In the Cato-Meridian district, next year's students will find themselves stripped of school activities that many districts take for granted. And teachers will lose jobs.

If Cato voters - who voted down the school's $13.9-million budget for the second time Tuesday - thought this was a schoolyard game of 'chicken,' they are wrong. These programs will be cut and a contingency budget will be put in place. The school district will have the next year to look for other possible cuts or savings, but likely will ask voters next year to support a sizeable tax increase if many of the program cuts are to be restored.

This deficit was likely not created by this year's Cato school board nor its school administration.

But they have been left to deal with it.

It's too bad that those school officials whose sloppy finances created this situation couldn't be forced to pay for the shortfall. An audit is expected to show that the previous school board and administration wrote checks for anticipated state funds that never materialized, then left this school district in more than $700,000 worth of grief.
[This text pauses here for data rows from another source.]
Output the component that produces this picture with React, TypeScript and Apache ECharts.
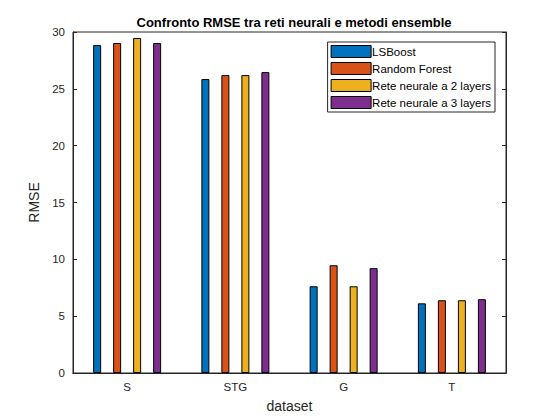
import * as echarts from 'echarts'
import { useEffect, useRef } from 'react'

const categories = ['S', 'STG', 'G', 'T']
const seriesNames = ['LSBoost', 'Random Forest', 'Rete neurale a 2 layers', 'Rete neurale a 3 layers']
const lsboost = [28.85, 25.86, 7.63, 6.13]
const randomForest = [29.03, 26.21, 9.48, 6.4]
const rete2 = [29.47, 26.21, 7.63, 6.4]
const rete3 = [29.03, 26.47, 9.22, 6.49]
const colors = ['#0072BD', '#D95319', '#EDB120', '#7E2F8E']

const App = () => {
  const chartRef = useRef<HTMLDivElement>(null)

  useEffect(() => {
    if (!chartRef.current) return
    const chart = echarts.init(chartRef.current, undefined, { renderer: 'svg' })
    const axisColor = '#262626'
    const values = [lsboost, randomForest, rete2, rete3]

    chart.setOption({
      animation: false,
      textStyle: { fontFamily: 'Liberation Sans, Arial, sans-serif' },
      title: {
        text: 'Confronto RMSE tra reti neurali e metodi ensemble',
        left: 289,
        textAlign: 'center',
        top: 11,
        textStyle: { fontSize: 13, fontWeight: 'bold', color: '#000' },
      },
      legend: {
        orient: 'vertical',
        right: 65,
        top: 42,
        itemWidth: 40,
        itemHeight: 12,
        itemGap: 4,
        padding: [3, 4, 3, 3],
        borderColor: '#262626',
        borderWidth: 1,
        backgroundColor: '#fff',
        icon: 'rect',
        itemStyle: { borderWidth: 1, borderColor: '#000' },
        textStyle: { fontSize: 11.5, color: '#000', padding: [0, 0, 0, -4] },
        data: seriesNames,
      },
      grid: {
        left: 73,
        right: 54,
        top: 32,
        bottom: 47,
        show: true,
        borderColor: axisColor,
        borderWidth: 1,
      },
      xAxis: [
        {
          type: 'category',
          data: categories,
          name: 'dataset',
          nameLocation: 'middle',
          nameGap: 26,
          nameTextStyle: { fontSize: 14, color: axisColor },
          axisLine: { lineStyle: { color: axisColor } },
          axisTick: { inside: true, alignWithLabel: true, length: 4 },
          axisLabel: { fontSize: 11.5, color: axisColor, margin: 8 },
        },
        {
          type: 'category',
          data: categories,
          position: 'top',
          axisLine: { lineStyle: { color: axisColor } },
          axisTick: { inside: true, alignWithLabel: true, length: 4 },
          axisLabel: { show: false },
        },
      ],
      yAxis: [
        {
          type: 'value',
          min: 0,
          max: 30,
          interval: 5,
          name: 'RMSE',
          nameLocation: 'middle',
          nameGap: 30,
          nameTextStyle: { fontSize: 14, color: axisColor },
          axisLine: { show: true, lineStyle: { color: axisColor } },
          axisTick: { show: true, inside: true, length: 4 },
          axisLabel: { fontSize: 11.5, color: axisColor },
          splitLine: { show: false },
        },
        {
          type: 'value',
          min: 0,
          max: 30,
          interval: 5,
          position: 'right',
          axisLine: { show: true, lineStyle: { color: axisColor } },
          axisTick: { show: true, inside: true, length: 4 },
          axisLabel: { show: false },
          splitLine: { show: false },
        },
      ],
      series: seriesNames.map((name, i) => ({
        name,
        type: 'bar',
        data: values[i],
        barWidth: 8,
        barGap: '150%',
        itemStyle: { color: colors[i], borderColor: '#000', borderWidth: 1 },
      })),
    })

    return () => chart.dispose()
  }, [])

  return <div ref={chartRef} style={{ width: 560, height: 420, margin: -8 }} />
}

export default App
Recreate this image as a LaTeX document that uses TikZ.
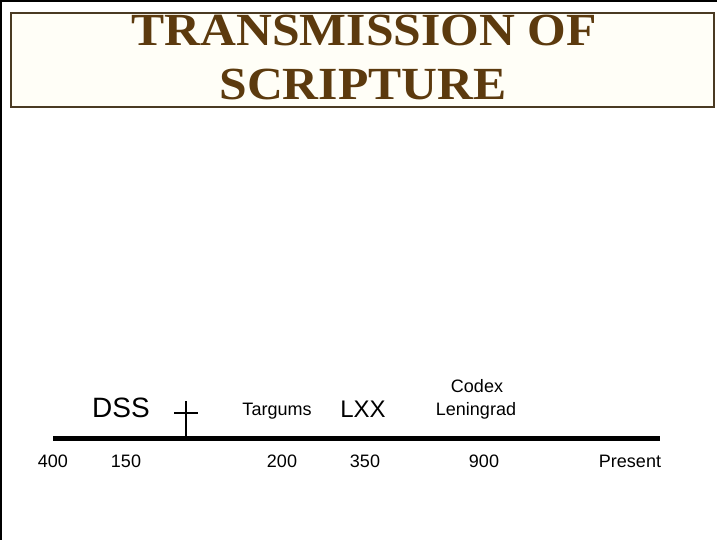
\documentclass[tikz,border=0pt]{standalone}
\usepackage{fontspec}
\setmainfont{Liberation Serif}
\setsansfont{Liberation Sans}
\usepackage{tikz}
\usetikzlibrary{positioning}
\definecolor{titleBrown}{HTML}{5C3A0E}
\definecolor{frameBrown}{HTML}{4A3A22}
\definecolor{frameBg}{HTML}{FFFEF7}
\newcommand{\widetitle}[1]{\scalebox{1.08}[1]{#1}}
\tikzset{
  titletext/.style={
    anchor=base, text=titleBrown, inner sep=0pt,
    font=\fontsize{46}{52}\selectfont\bfseries,
  },
  titleframe/.style={
    draw=frameBrown, line width=2.5pt, fill=frameBg,
  },
  eventlabel/.style={
    anchor=base, inner sep=0pt, font=\sffamily\fontsize{#1}{#1}\selectfont,
  },
  yearlabel/.style={
    anchor=base, inner sep=0pt, font=\sffamily\fontsize{18}{18}\selectfont,
  },
  timeline/.style={
    line width=5pt, draw=black,
  },
  crossbar/.style={
    line width=2.6pt, draw=black,
  },
}

\begin{document}
\begin{tikzpicture}[x=1pt, y=-1pt]
\useasboundingbox (0,0) rectangle (720,540);

% page edges
\draw[line width=1.5pt] (1,540) -- (1,1) -- (717,1);

% title
\draw[titleframe] (11,13) rectangle (714,107);
\node[titletext] (titleA) at (364,46) {\widetitle{TRANSMISSION OF}};
\node[titletext] (titleB) at (363,100) {\widetitle{SCRIPTURE}};

% time line
\coordinate (tlStart) at (53,438);
\coordinate (tlEnd) at (660,438);
\draw[timeline] (tlStart) -- (tlEnd);

% cross
\coordinate (crossTop) at (186,401);
\coordinate (crossFoot) at (186,438);
\coordinate (crossL) at (174,413);
\coordinate (crossR) at (198,413);
\draw[crossbar] (crossTop) -- (crossFoot);
\draw[crossbar] (crossL) -- (crossR);

% events
\node[eventlabel=28] (dss) at (121,417) {DSS};
\node[eventlabel=18] (targ) at (277,415) {Targums};
\node[eventlabel=24] (lxx) at (363,417) {LXX};
\node[eventlabel=18] (codexA) at (477,392) {Codex};
\node[eventlabel=18] (codexB) at (476,415) {Leningrad};

% years
\node[yearlabel] (y400) at (53,467) {400};
\node[yearlabel] (y150) at (126,467) {150};
\node[yearlabel] (y200) at (282,467) {200};
\node[yearlabel] (y350) at (365,467) {350};
\node[yearlabel] (y900) at (484,467) {900};
\node[yearlabel] (ynow) at (630,467) {Present};

\end{tikzpicture}
\end{document}
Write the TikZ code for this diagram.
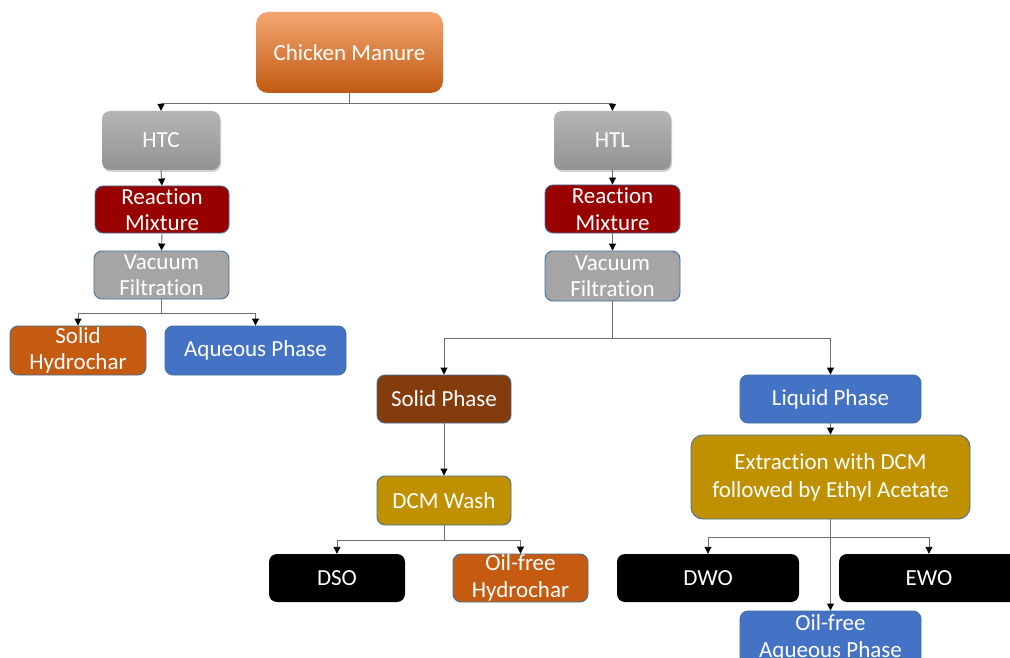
\documentclass[tikz,border=0pt]{standalone}
\usepackage{fontspec}
\setmainfont[Ligatures=NoCommon]{Carlito}
\usetikzlibrary{arrows.meta,shadows}
\definecolor{cmTop}{HTML}{F4A672}
\definecolor{cmBot}{HTML}{C05A11}
\definecolor{grTop}{HTML}{B5B5B5}
\definecolor{grBot}{HTML}{939393}
\definecolor{darkred}{HTML}{990000}
\definecolor{vfgray}{HTML}{A5A5A5}
\definecolor{edgeblue}{HTML}{41719C}
\definecolor{orng}{HTML}{C55A11}
\definecolor{blu}{HTML}{4472C4}
\definecolor{brwn}{HTML}{843C0C}
\definecolor{gold}{HTML}{BF9000}
\definecolor{linegray}{HTML}{6E6E6E}
\tikzset{
  box/.style={rounded corners=8pt, text=white, align=center, inner sep=0pt,
    font=\fontsize{23}{26.5}\selectfont},
  bbox/.style={box, draw=edgeblue, line width=0.9pt},
  conn/.style={draw=linegray, line width=0.9pt, -{Triangle[width=7pt,length=7pt,color=black]}},
}
\begin{document}
\begin{tikzpicture}[x=1pt,y=-1pt]
\useasboundingbox (0,0) rectangle (1010,658);
\clip (0,0) rectangle (1010,658);
\fill[white] (0,0) rectangle (1010,658);
% top
\node[box, top color=cmTop, bottom color=cmBot, minimum width=187pt, minimum height=81pt, rounded corners=12pt] (cm) at (349.5,52.5) {Chicken Manure};
\node[box, top color=grTop, bottom color=grBot, minimum width=118pt, minimum height=59pt, drop shadow={opacity=0.35, shadow xshift=1pt, shadow yshift=-2pt}] (htc) at (161,140.5) {HTC};
\node[box, top color=grTop, bottom color=grBot, minimum width=117pt, minimum height=59pt, drop shadow={opacity=0.35, shadow xshift=1pt, shadow yshift=-2pt}] (htl) at (612.5,140.5) {HTL};
% left branch
\node[bbox, fill=darkred, minimum width=134pt, minimum height=47pt] (rma) at (162,209.5) {Reaction\\Mixture};
\node[bbox, fill=vfgray, minimum width=135pt, minimum height=48pt] (vfa) at (161.5,275) {Vacuum\\Filtration};
\node[bbox, fill=orng, minimum width=136pt, minimum height=49pt] (sh) at (78,350.5) {Solid\\Hydrochar};
\node[bbox, fill=blu, minimum width=181pt, minimum height=49pt] (aq) at (255.5,350.5) {Aqueous Phase};
% right branch
\node[bbox, fill=darkred, minimum width=135pt, minimum height=48pt] (rmb) at (612.5,209) {Reaction\\Mixture};
\node[bbox, fill=vfgray, minimum width=135pt, minimum height=50pt] (vfb) at (612.5,276) {Vacuum\\Filtration};
\node[bbox, fill=brwn, minimum width=134pt, minimum height=48pt] (sp) at (444,399) {Solid Phase};
\node[bbox, fill=blu, minimum width=181pt, minimum height=48pt] (lp) at (830.5,399) {Liquid Phase};
\node[bbox, fill=gold, minimum width=134pt, minimum height=49pt] (dcm) at (444,500.5) {DCM Wash};
\node[bbox, fill=gold, minimum width=279pt, minimum height=84pt, rounded corners=12pt, font=\fontsize{23}{28}\selectfont] (ext) at (830.5,477) {Extraction with DCM\\followed by Ethyl Acetate};
\node[box, fill=black, minimum width=136pt, minimum height=48pt] (dso) at (337,578) {DSO};
\node[bbox, fill=orng, minimum width=135pt, minimum height=48pt] (ofh) at (520.5,578) {Oil-free\\Hydrochar};
\node[box, fill=black, minimum width=182pt, minimum height=48pt] (dwo) at (708,578) {DWO};
\node[box, fill=black, minimum width=180pt, minimum height=48pt] (ewo) at (929,578) {EWO};
\node[bbox, fill=blu, minimum width=181pt, minimum height=54pt] (ofa) at (830.5,638) {Oil-free\\Aqueous Phase};
% connectors
\draw[conn] (cm.south) -- ++(0,10) -| (htc.north);
\draw[conn] (cm.south) -- ++(0,10) -| (htl.north);
\draw[conn] (htc.south) -- (rma.north);
\draw[conn] (rma.south) -- (vfa.north);
\draw[conn] (vfa.south) -- ++(0,14) -| (sh.north);
\draw[conn] (vfa.south) -- ++(0,14) -| (aq.north);
\draw[conn] (htl.south) -- (rmb.north);
\draw[conn] (rmb.south) -- (vfb.north);
\draw[conn] (vfb.south) -- ++(0,37) -| (sp.north);
\draw[conn] (vfb.south) -- ++(0,37) -| (lp.north);
\draw[conn] (sp.south) -- (dcm.north);
\draw[conn] (dcm.south) -- ++(0,15) -| (dso.north);
\draw[conn] (dcm.south) -- ++(0,15) -| (ofh.north);
\draw[conn] (lp.south) -- (ext.north);
\draw[conn] (ext.south) -- ++(0,18) -| (dwo.north);
\draw[conn] (ext.south) -- ++(0,18) -| (ewo.north);
\draw[conn] (ext.south) -- (ofa.north);
\end{tikzpicture}
\end{document}
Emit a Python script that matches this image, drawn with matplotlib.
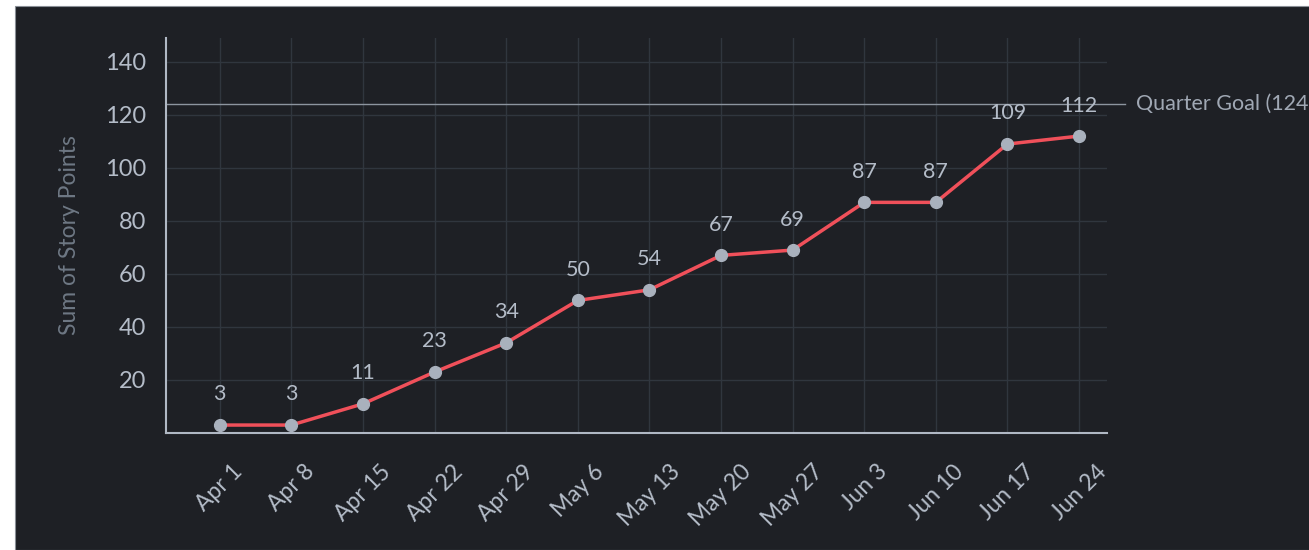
import matplotlib

matplotlib.use('Agg')
import matplotlib.pyplot as plt
from matplotlib.patches import Rectangle

# Данные
weeks = ['Apr 1', 'Apr 8', 'Apr 15', 'Apr 22', 'Apr 29', 'May 6', 'May 13',
         'May 20', 'May 27', 'Jun 3', 'Jun 10', 'Jun 17', 'Jun 24']
points = [3, 3, 11, 23, 34, 50, 54, 67, 69, 87, 87, 109, 112]
goal = 124
y_ticks = [20, 40, 60, 80, 100, 120, 140]

bg = '#1e2025'
text_col = '#b4bcc8'
grid_col = '#30363e'

plt.rcParams['font.family'] = ['Lato', 'DejaVu Sans']

fig = plt.figure(figsize=(13.09, 5.5), dpi=100, facecolor='white')
# тёмная подложка с белым полем слева и сверху
fig.patches.append(Rectangle((15 / 1309, 0), 1, 1 - 6 / 550, transform=fig.transFigure,
                             facecolor=bg, edgecolor='#8a8f96', linewidth=0.8, zorder=-10))

ax = fig.add_axes([166 / 1309, 1 - 433 / 550, (1107 - 166) / 1309, (433 - 38) / 550])
ax.set_facecolor(bg)

x = list(range(len(weeks)))
ax.plot(x, points, color='#f0505a', linewidth=2.5, zorder=3)
ax.plot(x, points, 'o', color='#a9b1bd', markersize=8.5, zorder=4)

for xi, v in zip(x, points):
    ax.annotate(str(v), (xi, v), xytext=(0, 22), textcoords='offset points',
                ha='center', va='center', color=text_col, fontsize=15.5)

# Линия цели
ax.axhline(goal, xmin=0, xmax=1.019, color='#8d959f', linewidth=1, clip_on=False, zorder=2)
ax.text(1.031, goal, f'Quarter Goal ({goal})', transform=ax.get_yaxis_transform(),
        ha='left', va='center', color='#a0a8b4', fontsize=15.5)

ax.set_xlim(-0.75, 12.39)
ax.set_ylim(0, 149)
ax.set_xticks(x)
ax.set_xticklabels(weeks, rotation=45, ha='center', va='top')
ax.set_yticks(y_ticks)

ax.grid(True, color=grid_col, linewidth=1)
ax.set_axisbelow(True)
ax.tick_params(axis='x', length=0, pad=20, labelsize=16.5, colors=text_col)
ax.tick_params(axis='y', length=0, pad=14, labelsize=17, colors=text_col)

for s in ['top', 'right']:
    ax.spines[s].set_visible(False)
for s in ['left', 'bottom']:
    ax.spines[s].set_color('#b0b8c4')
    ax.spines[s].set_linewidth(1.5)

ax.set_ylabel('Sum of Story Points', color='#6e7884', fontsize=16.5, labelpad=18)

plt.savefig('out.png', dpi=100, facecolor=fig.get_facecolor())
plt.close()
We have faulted the present board and administration for their inability to hear their constituents. They presumed that the first budget vote was defeated because too many supporters of the budget stayed home.

They were wrong, and it was a costly assumption.

Plus, it signals they are out of touch with those they serve.

As sympathetic as school budget voters are to students, they won't tolerate children being held up as victims. Not for a huge tax increase, which came with little accountability nor enough explanation.

Cato schools will feel the devastating impact of this vote next year, which will significantly damage the quality of the education provided in the district.

But, ironically, this may provide a valuable education for others.